Art ©2016 Julie Morstad

march 20

from a snow-covered tree
one bird singing
each tweet poking
a tiny hole
through the edge of winter
and landing carefully
balancing gently
on the tip of spring

march 22

just like a tiny, blue hello
a crocus blooming
in the snow

I can’t think of a better way to kick off National Poetry Month and celebrate Spring than with these beautiful poems by Julie Fogliano, the first two in her brand new book, When Green Becomes Tomatoes: Poems for All Seasons (Roaring Brook Press, 2016)illustrated by Julie Morstad.

She pretty much had me at “each tweet poking/a tiny hole/through the edge of winter,” and I continued to swoon as I carefully made my way through the entire book, which features about a dozen enchanting poems for each season, presented as dated entries in a nature journal, beginning and ending with March 20, the Spring equinox.

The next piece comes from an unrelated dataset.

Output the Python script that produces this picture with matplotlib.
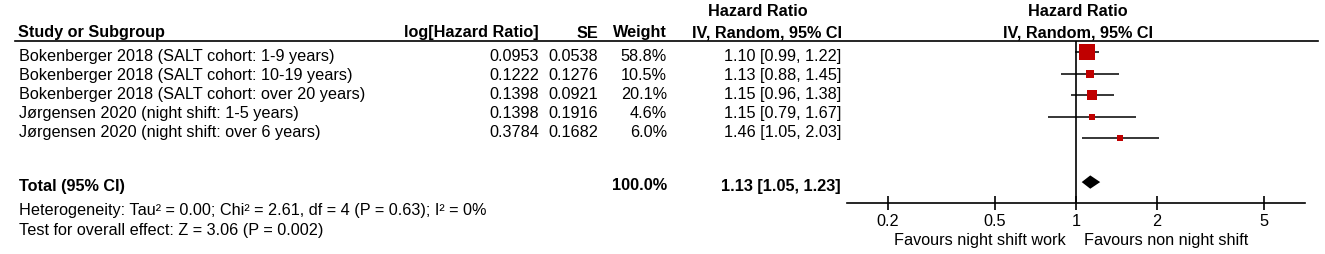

These spare and lyrical free verse observations are told in an intimate, conversational voice, describing subtle and not-so-subtle seasonal changes with regard to wind, rain, earth, sky, and many green and colorful growing things. From a child’s perspective, small things can be everything, and if you stand or sit still long enough, wonder will reveal itself: flowers “lean and bend toward the light/wide open as if singing/their voices (silent but everywhere)/fill up the daytime/a song much more than purple/and beyond every red.”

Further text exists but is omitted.